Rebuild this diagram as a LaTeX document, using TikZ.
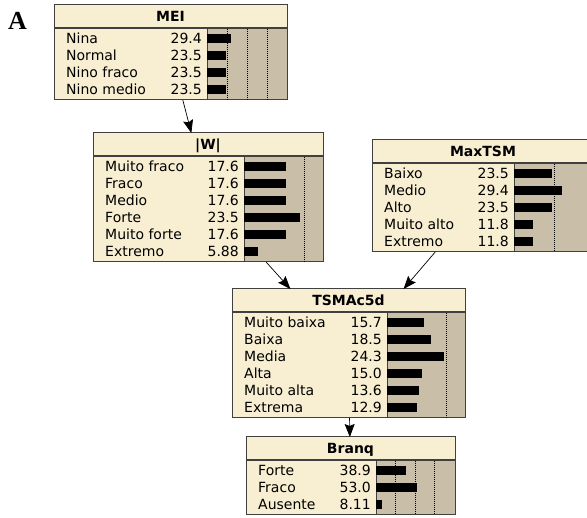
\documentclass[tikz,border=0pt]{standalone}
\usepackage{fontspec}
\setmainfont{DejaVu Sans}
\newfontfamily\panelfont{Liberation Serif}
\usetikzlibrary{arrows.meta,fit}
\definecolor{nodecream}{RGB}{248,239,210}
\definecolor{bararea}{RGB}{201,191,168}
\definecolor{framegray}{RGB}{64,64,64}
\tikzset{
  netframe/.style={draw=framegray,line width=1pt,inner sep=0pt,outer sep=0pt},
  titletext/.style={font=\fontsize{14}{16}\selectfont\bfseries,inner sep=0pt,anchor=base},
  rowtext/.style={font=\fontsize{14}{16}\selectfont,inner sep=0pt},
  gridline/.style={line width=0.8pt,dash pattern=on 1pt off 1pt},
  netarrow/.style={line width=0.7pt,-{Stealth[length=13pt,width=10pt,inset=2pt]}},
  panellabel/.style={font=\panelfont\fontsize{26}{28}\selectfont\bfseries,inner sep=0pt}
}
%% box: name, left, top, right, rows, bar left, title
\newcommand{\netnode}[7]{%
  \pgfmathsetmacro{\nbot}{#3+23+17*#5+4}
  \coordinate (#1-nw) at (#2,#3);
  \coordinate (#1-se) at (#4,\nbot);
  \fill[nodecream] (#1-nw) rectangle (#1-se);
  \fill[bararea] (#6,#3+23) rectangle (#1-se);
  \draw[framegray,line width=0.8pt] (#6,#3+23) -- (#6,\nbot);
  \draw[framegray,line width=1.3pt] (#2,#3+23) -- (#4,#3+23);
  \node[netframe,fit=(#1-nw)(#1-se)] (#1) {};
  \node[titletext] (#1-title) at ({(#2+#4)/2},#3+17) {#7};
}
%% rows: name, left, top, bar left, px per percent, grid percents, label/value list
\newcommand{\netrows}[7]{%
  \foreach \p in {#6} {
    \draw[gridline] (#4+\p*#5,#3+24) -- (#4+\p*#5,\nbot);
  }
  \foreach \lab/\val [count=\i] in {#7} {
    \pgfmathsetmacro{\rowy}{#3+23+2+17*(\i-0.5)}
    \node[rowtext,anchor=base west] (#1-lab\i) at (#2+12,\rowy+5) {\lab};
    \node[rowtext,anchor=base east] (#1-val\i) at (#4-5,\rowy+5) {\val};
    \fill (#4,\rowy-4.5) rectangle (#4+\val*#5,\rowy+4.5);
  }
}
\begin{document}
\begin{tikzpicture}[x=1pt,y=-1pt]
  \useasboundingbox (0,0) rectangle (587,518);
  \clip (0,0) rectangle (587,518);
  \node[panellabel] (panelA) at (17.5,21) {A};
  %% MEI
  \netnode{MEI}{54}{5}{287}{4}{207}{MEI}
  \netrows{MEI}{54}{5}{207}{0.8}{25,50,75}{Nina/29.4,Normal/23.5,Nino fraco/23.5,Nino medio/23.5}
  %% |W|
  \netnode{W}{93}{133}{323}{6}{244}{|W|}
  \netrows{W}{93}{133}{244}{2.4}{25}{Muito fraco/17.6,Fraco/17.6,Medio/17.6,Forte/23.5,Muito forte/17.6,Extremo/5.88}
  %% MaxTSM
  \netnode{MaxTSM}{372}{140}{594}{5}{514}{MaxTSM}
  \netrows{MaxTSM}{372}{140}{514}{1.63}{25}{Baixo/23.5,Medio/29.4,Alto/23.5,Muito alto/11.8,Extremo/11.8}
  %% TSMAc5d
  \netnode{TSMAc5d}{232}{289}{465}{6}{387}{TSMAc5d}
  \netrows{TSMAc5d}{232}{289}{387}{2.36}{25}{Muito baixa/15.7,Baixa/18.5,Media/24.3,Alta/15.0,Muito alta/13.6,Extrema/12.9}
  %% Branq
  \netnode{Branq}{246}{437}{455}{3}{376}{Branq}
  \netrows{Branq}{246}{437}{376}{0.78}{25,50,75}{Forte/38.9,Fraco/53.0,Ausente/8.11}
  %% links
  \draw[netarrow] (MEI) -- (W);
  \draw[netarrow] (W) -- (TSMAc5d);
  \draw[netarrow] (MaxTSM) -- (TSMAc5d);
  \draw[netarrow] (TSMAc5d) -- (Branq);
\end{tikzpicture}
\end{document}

GOAL OF THE EXERCISE
Print out the material word for word, omitting the pictures.

THE ANSWER
Rebuild this diagram as a LaTeX document, using TikZ.
\documentclass[tikz,border=0pt]{standalone}
\usepackage{fontspec}
\setmainfont{DejaVu Sans}
\newfontfamily\panelfont{Liberation Serif}
\usetikzlibrary{arrows.meta,fit}
\definecolor{nodecream}{RGB}{248,239,210}
\definecolor{bararea}{RGB}{201,191,168}
\definecolor{framegray}{RGB}{64,64,64}
\tikzset{
  netframe/.style={draw=framegray,line width=1pt,inner sep=0pt,outer sep=0pt},
  titletext/.style={font=\fontsize{14}{16}\selectfont\bfseries,inner sep=0pt,anchor=base},
  rowtext/.style={font=\fontsize{14}{16}\selectfont,inner sep=0pt},
  gridline/.style={line width=0.8pt,dash pattern=on 1pt off 1pt},
  netarrow/.style={line width=0.7pt,-{Stealth[length=13pt,width=10pt,inset=2pt]}},
  panellabel/.style={font=\panelfont\fontsize{26}{28}\selectfont\bfseries,inner sep=0pt}
}
%% box: name, left, top, right, rows, bar left, title
\newcommand{\netnode}[7]{%
  \pgfmathsetmacro{\nbot}{#3+23+17*#5+4}
  \coordinate (#1-nw) at (#2,#3);
  \coordinate (#1-se) at (#4,\nbot);
  \fill[nodecream] (#1-nw) rectangle (#1-se);
  \fill[bararea] (#6,#3+23) rectangle (#1-se);
  \draw[framegray,line width=0.8pt] (#6,#3+23) -- (#6,\nbot);
  \draw[framegray,line width=1.3pt] (#2,#3+23) -- (#4,#3+23);
  \node[netframe,fit=(#1-nw)(#1-se)] (#1) {};
  \node[titletext] (#1-title) at ({(#2+#4)/2},#3+17) {#7};
}
%% rows: name, left, top, bar left, px per percent, grid percents, label/value list
\newcommand{\netrows}[7]{%
  \foreach \p in {#6} {
    \draw[gridline] (#4+\p*#5,#3+24) -- (#4+\p*#5,\nbot);
  }
  \foreach \lab/\val [count=\i] in {#7} {
    \pgfmathsetmacro{\rowy}{#3+23+2+17*(\i-0.5)}
    \node[rowtext,anchor=base west] (#1-lab\i) at (#2+12,\rowy+5) {\lab};
    \node[rowtext,anchor=base east] (#1-val\i) at (#4-5,\rowy+5) {\val};
    \fill (#4,\rowy-4.5) rectangle (#4+\val*#5,\rowy+4.5);
  }
}
\begin{document}
\begin{tikzpicture}[x=1pt,y=-1pt]
  \useasboundingbox (0,0) rectangle (587,518);
  \clip (0,0) rectangle (587,518);
  \node[panellabel] (panelA) at (17.5,21) {A};
  %% MEI
  \netnode{MEI}{54}{5}{287}{4}{207}{MEI}
  \netrows{MEI}{54}{5}{207}{0.8}{25,50,75}{Nina/29.4,Normal/23.5,Nino fraco/23.5,Nino medio/23.5}
  %% |W|
  \netnode{W}{93}{133}{323}{6}{244}{|W|}
  \netrows{W}{93}{133}{244}{2.4}{25}{Muito fraco/17.6,Fraco/17.6,Medio/17.6,Forte/23.5,Muito forte/17.6,Extremo/5.88}
  %% MaxTSM
  \netnode{MaxTSM}{372}{140}{594}{5}{514}{MaxTSM}
  \netrows{MaxTSM}{372}{140}{514}{1.63}{25}{Baixo/23.5,Medio/29.4,Alto/23.5,Muito alto/11.8,Extremo/11.8}
  %% TSMAc5d
  \netnode{TSMAc5d}{232}{289}{465}{6}{387}{TSMAc5d}
  \netrows{TSMAc5d}{232}{289}{387}{2.36}{25}{Muito baixa/15.7,Baixa/18.5,Media/24.3,Alta/15.0,Muito alta/13.6,Extrema/12.9}
  %% Branq
  \netnode{Branq}{246}{437}{455}{3}{376}{Branq}
  \netrows{Branq}{246}{437}{376}{0.78}{25,50,75}{Forte/38.9,Fraco/53.0,Ausente/8.11}
  %% links
  \draw[netarrow] (MEI) -- (W);
  \draw[netarrow] (W) -- (TSMAc5d);
  \draw[netarrow] (MaxTSM) -- (TSMAc5d);
  \draw[netarrow] (TSMAc5d) -- (Branq);
\end{tikzpicture}
\end{document}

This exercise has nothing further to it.